The next morning we set out early to see for ourselves, following the Mississippi River up the Interstate to the Natchez junction and then on into the town. We passed a Dr. Bug Exterminator shop, the headquarters of an “Indian Spiritual Advisor,” and half a dozen Skoal Chewing Tobacco billboards before turning into a charming antebellum neighborhood of tree-lined streets and tourist attraction mansions.

Temple B’nai Israel isn’t quite in that class, but it is, as Carol had remembered it, an elegant building, a relic of the days when Natchez was an important cotton port with more than three hundred Jewish families. The temple’s sanctuary has a powerful tracker organ, stained glass windows, and a marble ark that holds five Torah scrolls. Polished oak pews seat three hundred downstairs, and there is a special section upstairs which was once reserved for noisy children and their black mammies.

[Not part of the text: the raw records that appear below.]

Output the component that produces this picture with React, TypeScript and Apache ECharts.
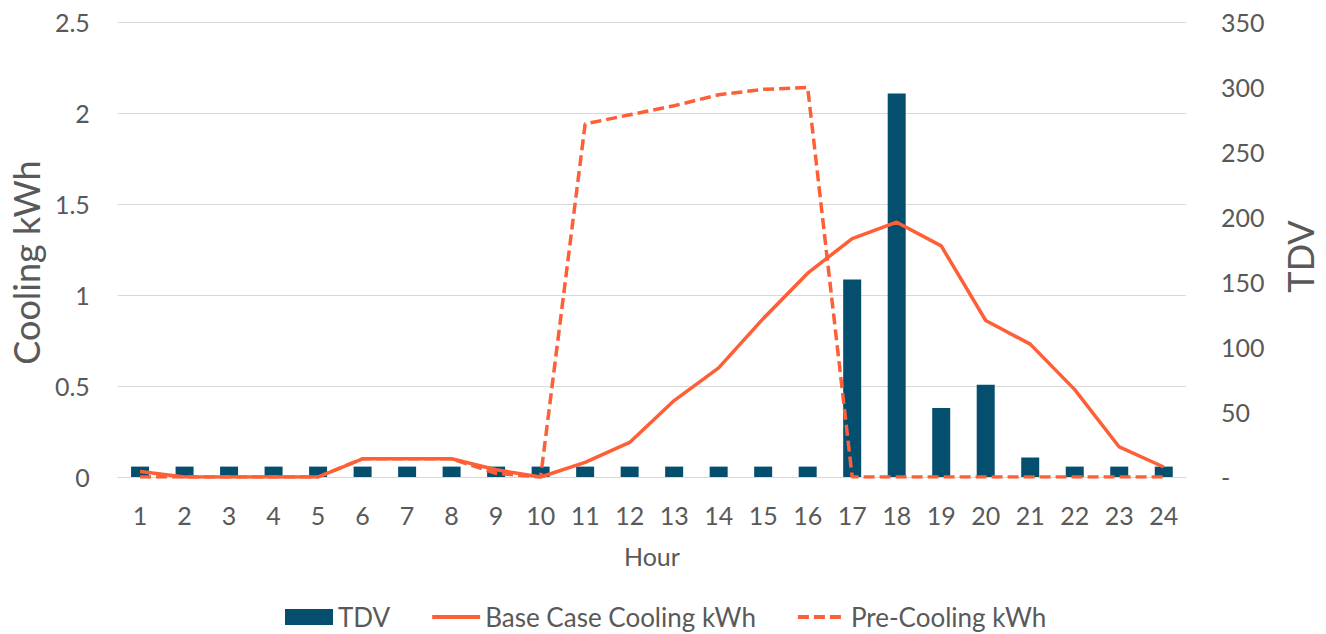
import React, { useEffect, useRef } from "react";
import * as echarts from "echarts";

const hours = ["1","2","3","4","5","6","7","8","9","10","11","12","13","14","15","16","17","18","19","20","21","22","23","24"];
const tdv = [8, 8, 8, 8, 8, 8, 8, 8, 8, 8, 8, 8, 8, 8, 8, 8, 152, 295, 53, 71, 15, 8, 8, 8];
const baseCase = [0.03, 0, 0, 0, 0, 0.1, 0.1, 0.1, 0.04, 0, 0.08, 0.19, 0.42, 0.6, 0.87, 1.12, 1.31, 1.4, 1.27, 0.86, 0.73, 0.48, 0.165, 0.055];
const preCooling = [0, 0, 0, 0, 0, 0.1, 0.1, 0.1, 0.02, 0, 1.94, 1.99, 2.04, 2.1, 2.13, 2.14, 0, 0, 0, 0, 0, 0, 0, 0];

const FONT = "Lato";
const TXT = "#595959";
const ORANGE = "#FF5F36";
const NAVY = "#044E6E";
const DASH = [11, 5];

export default function App() {
  const ref = useRef<HTMLDivElement>(null);
  useEffect(() => {
    if (!ref.current) return;
    const chart = echarts.init(ref.current, undefined, { renderer: "svg" });
    chart.setOption({
      animation: false,
      textStyle: { fontFamily: FONT },
      grid: { left: 115, right: 131, top: 22, bottom: 157, containLabel: false },
      legend: {
        top: 603,
        left: 285,
        padding: 0,
        itemGap: 40,
        itemWidth: 48,
        itemHeight: 16,
        textStyle: { fontFamily: FONT, fontSize: 26, lineHeight: 28, color: TXT },
        data: [
          { name: "TDV", icon: "rect" },
          { name: "Base Case Cooling kWh", itemStyle: { opacity: 0 }, lineStyle: { width: 4 } },
          { name: "Pre-Cooling kWh", itemStyle: { opacity: 0 }, lineStyle: { width: 4, type: DASH } },
        ],
      },
      xAxis: {
        type: "category",
        data: hours,
        name: "Hour",
        nameLocation: "middle",
        nameGap: 66,
        nameTextStyle: { fontFamily: FONT, fontSize: 25, color: TXT },
        axisLine: { lineStyle: { color: "#D9D9D9", width: 1 } },
        axisTick: { show: false },
        axisLabel: { color: TXT, fontSize: 25, fontFamily: FONT, margin: 25 },
      },
      yAxis: [
        {
          type: "value",
          min: 0,
          max: 2.5,
          interval: 0.5,
          name: "Cooling kWh",
          nameLocation: "middle",
          nameGap: 64,
          nameTextStyle: { fontFamily: FONT, fontSize: 36, color: TXT, padding: [0, 26, 0, 0] },
          axisLine: { show: false },
          axisTick: { show: false },
          axisLabel: { color: TXT, fontSize: 25, fontFamily: FONT, margin: 28 },
          splitLine: { lineStyle: { color: "#D9D9D9", width: 1 } },
        },
        {
          type: "value",
          min: 0,
          max: 350,
          interval: 50,
          name: "TDV",
          nameLocation: "middle",
          nameGap: 96,
          nameTextStyle: { fontFamily: FONT, fontSize: 36, color: TXT, padding: [0, 14, 0, 0] },
          axisLine: { show: false },
          axisTick: { show: false },
          splitLine: { show: false },
          axisLabel: {
            color: TXT,
            fontSize: 25,
            fontFamily: FONT,
            margin: 35,
            align: "left",
            formatter: (v: number) => (v === 0 ? "-" : String(v)),
          },
        },
      ],
      series: [
        {
          name: "TDV",
          type: "bar",
          yAxisIndex: 1,
          data: tdv,
          barWidth: 18,
          itemStyle: { color: NAVY },
        },
        {
          name: "Base Case Cooling kWh",
          type: "line",
          yAxisIndex: 0,
          data: baseCase,
          symbol: "none",
          lineStyle: { color: ORANGE, width: 3.5 },
          itemStyle: { color: ORANGE },
        },
        {
          name: "Pre-Cooling kWh",
          type: "line",
          yAxisIndex: 0,
          data: preCooling,
          symbol: "none",
          lineStyle: { color: ORANGE, width: 3.5, type: DASH },
          itemStyle: { color: ORANGE },
        },
      ],
    });
    return () => chart.dispose();
  }, []);
  return (
    <div
      ref={ref}
      style={{ position: "fixed", left: 0, top: 0, width: 1326, height: 634, background: "#fff" }}
    />
  );
}
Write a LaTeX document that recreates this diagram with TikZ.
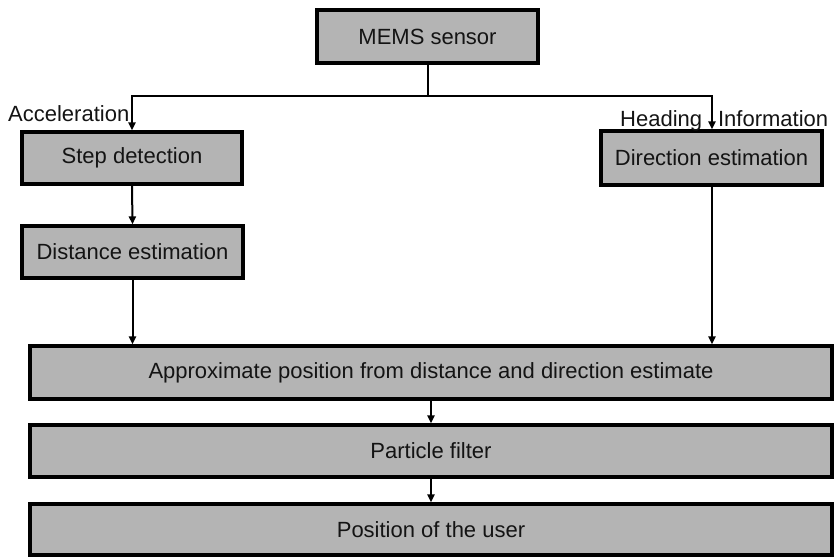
\documentclass[tikz,border=0pt]{standalone}
\usepackage{fontspec}
\setmainfont{Liberation Sans}
\usetikzlibrary{arrows.meta}
\definecolor{boxgray}{RGB}{180,180,180}
\definecolor{ink}{RGB}{20,20,20}
\tikzset{
  box/.style={draw=black, line width=3.2pt, fill=boxgray, inner sep=0pt,
    font=\fontsize{22}{26}\selectfont, text=ink},
  conn/.style={draw=black, line width=2pt},
  arr/.style={conn, -{Triangle[length=8pt,width=7pt]}},
  lbl/.style={inner sep=0pt, font=\fontsize{22}{26}\selectfont, text=ink}
}
\begin{document}
\begin{tikzpicture}[x=1pt,y=-1pt]
\useasboundingbox (0,0) rectangle (838,557);
\node[box, minimum width=221pt, minimum height=53pt] (mems) at (427.5,36.5) {MEMS sensor};
\node[box, minimum width=220pt, minimum height=52pt] (step) at (132,158) {Step detection};
\node[box, minimum width=221pt, minimum height=52pt] (dist) at (132.5,252) {Distance estimation};
\node[box, minimum width=221pt, minimum height=54pt] (dir) at (711.5,158) {Direction estimation};
\node[box, minimum width=802pt, minimum height=53pt] (approx) at (431,372.5) {Approximate position from distance and direction estimate};
\node[box, minimum width=802pt, minimum height=52pt] (pf) at (431,451) {Particle filter};
\node[box, minimum width=802pt, minimum height=51pt] (pos) at (431,529.5) {Position of the user};
\node[lbl, anchor=base west] (acc) at (8,121) {Acceleration};
\node[lbl, anchor=base west] (head) at (620,126) {Heading\hskip 16pt Information};
\coordinate (bl) at (132,96);
\coordinate (br) at (712,96);
\draw[conn] (mems.south) -- (mems.south |- bl);
\draw[arr] (mems.south |- bl) -- (bl) -- (step.north);
\draw[arr] (mems.south |- br) -- (br) -- (br |- dir.north);
\draw[arr] (step.south) -- (dist.north);
\draw[arr] (dist.south) -- (dist.south |- approx.north);
\draw[arr] (br |- dir.south) -- (br |- approx.north);
\draw[arr] (approx.south -| pf.north) -- (pf.north);
\draw[arr] (pf.south) -- (pos.north);
\end{tikzpicture}
\end{document}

There are no more mammies in Natchez, however, and only four Jewish children. When we arrived we found one of them, a pretty ten-year-old blond named Keely Krouse, solemnly decorating a small succah with holly bush leaves. Her father, Jerry, was waiting for us along with his wife, Betty Jo, and two genteel ladies
in their sixties. These were the leaders of what’s left of the congregation—thirty-four people in all, twenty-four of them over the age of fifty.

In his early forties, Jerry Krouse is a dark, attractive man who looks a little like Henry Winkler. He was born and raised in Natchez, where his family has a scrap business. In those days there were about twenty Jewish kids in town, but most of them went away to college and never came back. Jerry and two contemporaries are the only ones who stayed behind.

Jerry and Macy were old friends, and they chatted easily as Jerry led us into the basement social hall, where Betty Jo and the two older women sat under a
SAVE ETHIOPIAN JEWRY
poster sipping their mid-morning coffee. The women greeted Macy softly, inquiring about his mother and aunts. After a few minutes of small talk, he cleared his throat and the group came to attention. “I want to thank y’all for taking the time to hear me this morning,” he said, talking Southern, a language as natural to him and the others as Yiddish was to their grandparents.

Macy began by explaining how other communities around the South were going under. They listened raptly as he ran off the list of temples that were closing down, congregations that were reduced to three or four members. Once or twice they interrupted to ask about some specific family, but mostly they sat in shocked silence.